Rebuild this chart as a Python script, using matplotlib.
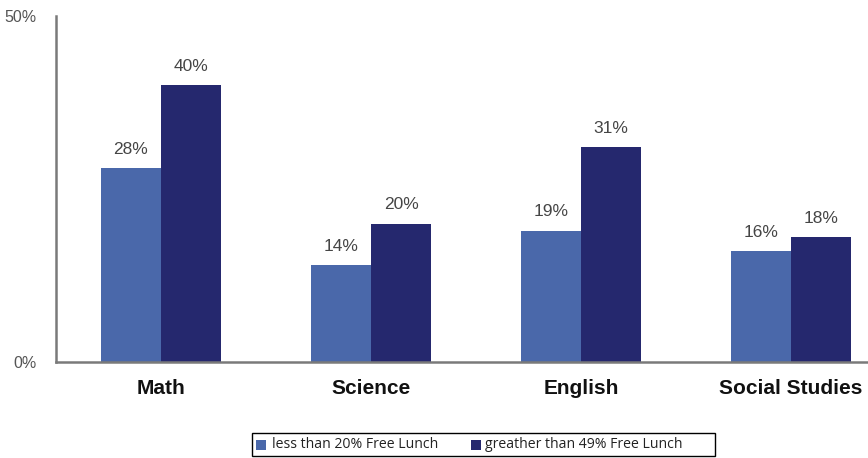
import matplotlib
matplotlib.use("Agg")
import matplotlib.pyplot as plt
from matplotlib.patches import Rectangle
import numpy as np

categories = ["Math", "Science", "English", "Social Studies"]
low_lunch = [28, 14, 19, 16]
high_lunch = [40, 20, 31, 18]
series_names = ["less than 20% Free Lunch", "greather than 49% Free Lunch"]
ytick_values = [0, 50]
ytick_labels = ["0%", "50%"]

light_blue = "#4A68AA"
dark_blue = "#25286E"

plt.rcParams["font.family"] = ["Liberation Sans", "DejaVu Sans"]

W, H = 868, 458
fig = plt.figure(figsize=(W / 100, H / 100), dpi=100)
ax = fig.add_axes([56 / W, 1 - 362 / H, 1 - 56 / W, (362 - 16) / H])

x = np.arange(len(categories))
w = 0.286
b1 = ax.bar(x - w / 2, low_lunch, w, color=light_blue, label=series_names[0])
b2 = ax.bar(x + w / 2, high_lunch, w, color=dark_blue, label=series_names[1])

for bars, vals in ((b1, low_lunch), (b2, high_lunch)):
    for bar, v in zip(bars, vals):
        ax.annotate(f"{v}%", (bar.get_x() + bar.get_width() / 2, v),
                    xytext=(0, 8), textcoords="offset points",
                    ha="center", va="bottom", fontsize=12.5, color="#454545")

ax.set_ylim(0, 50)
ax.set_xlim(-0.5, 3.5 - 28 / 210)
ax.set_yticks(ytick_values)
ax.set_yticklabels(ytick_labels, fontsize=11.5, color="#555555")
ax.tick_params(axis="y", length=0, pad=14)
ax.set_xticks(x)
ax.set_xticklabels(categories, fontsize=15, fontweight="bold", color="#111111")
ax.tick_params(axis="x", length=0, pad=12)

for s in ("top", "right"):
    ax.spines[s].set_visible(False)
for s in ("left", "bottom"):
    ax.spines[s].set_color("#7a7a7a")
    ax.spines[s].set_linewidth(1.8)

# Legend box drawn in figure pixel coordinates
def px(xp, yp):
    return xp / W, 1 - yp / H

lx0, ly0 = px(252, 456)
fig.patches.append(Rectangle((lx0, ly0), (715 - 252) / W, (456 - 433) / H,
                             transform=fig.transFigure, facecolor="white",
                             edgecolor="black", linewidth=1.0))
legend_font = {"family": ["Open Sans", "DejaVu Sans"], "size": 10.1}
for (sq_x, txt_x), color, name in zip(((256, 272), (471, 485)),
                                      (light_blue, dark_blue), series_names):
    sx, sy = px(sq_x, 450)
    fig.patches.append(Rectangle((sx, sy), 10 / W, 10 / H,
                                 transform=fig.transFigure,
                                 facecolor=color, edgecolor="none"))
    tx, ty = px(txt_x, 444.5)
    fig.text(tx, ty, name, ha="left", va="center", color="#222222",
             fontdict=legend_font)

fig.savefig("out.png", dpi=100)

> [Problem requirements]
Write the listing above out again exactly, dropping each image.

> [Exercise answer]
Rebuild this chart as a Python script, using matplotlib.
import matplotlib
matplotlib.use("Agg")
import matplotlib.pyplot as plt
from matplotlib.patches import Rectangle
import numpy as np

categories = ["Math", "Science", "English", "Social Studies"]
low_lunch = [28, 14, 19, 16]
high_lunch = [40, 20, 31, 18]
series_names = ["less than 20% Free Lunch", "greather than 49% Free Lunch"]
ytick_values = [0, 50]
ytick_labels = ["0%", "50%"]

light_blue = "#4A68AA"
dark_blue = "#25286E"

plt.rcParams["font.family"] = ["Liberation Sans", "DejaVu Sans"]

W, H = 868, 458
fig = plt.figure(figsize=(W / 100, H / 100), dpi=100)
ax = fig.add_axes([56 / W, 1 - 362 / H, 1 - 56 / W, (362 - 16) / H])

x = np.arange(len(categories))
w = 0.286
b1 = ax.bar(x - w / 2, low_lunch, w, color=light_blue, label=series_names[0])
b2 = ax.bar(x + w / 2, high_lunch, w, color=dark_blue, label=series_names[1])

for bars, vals in ((b1, low_lunch), (b2, high_lunch)):
    for bar, v in zip(bars, vals):
        ax.annotate(f"{v}%", (bar.get_x() + bar.get_width() / 2, v),
                    xytext=(0, 8), textcoords="offset points",
                    ha="center", va="bottom", fontsize=12.5, color="#454545")

ax.set_ylim(0, 50)
ax.set_xlim(-0.5, 3.5 - 28 / 210)
ax.set_yticks(ytick_values)
ax.set_yticklabels(ytick_labels, fontsize=11.5, color="#555555")
ax.tick_params(axis="y", length=0, pad=14)
ax.set_xticks(x)
ax.set_xticklabels(categories, fontsize=15, fontweight="bold", color="#111111")
ax.tick_params(axis="x", length=0, pad=12)

for s in ("top", "right"):
    ax.spines[s].set_visible(False)
for s in ("left", "bottom"):
    ax.spines[s].set_color("#7a7a7a")
    ax.spines[s].set_linewidth(1.8)

# Legend box drawn in figure pixel coordinates
def px(xp, yp):
    return xp / W, 1 - yp / H

lx0, ly0 = px(252, 456)
fig.patches.append(Rectangle((lx0, ly0), (715 - 252) / W, (456 - 433) / H,
                             transform=fig.transFigure, facecolor="white",
                             edgecolor="black", linewidth=1.0))
legend_font = {"family": ["Open Sans", "DejaVu Sans"], "size": 10.1}
for (sq_x, txt_x), color, name in zip(((256, 272), (471, 485)),
                                      (light_blue, dark_blue), series_names):
    sx, sy = px(sq_x, 450)
    fig.patches.append(Rectangle((sx, sy), 10 / W, 10 / H,
                                 transform=fig.transFigure,
                                 facecolor=color, edgecolor="none"))
    tx, ty = px(txt_x, 444.5)
    fig.text(tx, ty, name, ha="left", va="center", color="#222222",
             fontdict=legend_font)

fig.savefig("out.png", dpi=100)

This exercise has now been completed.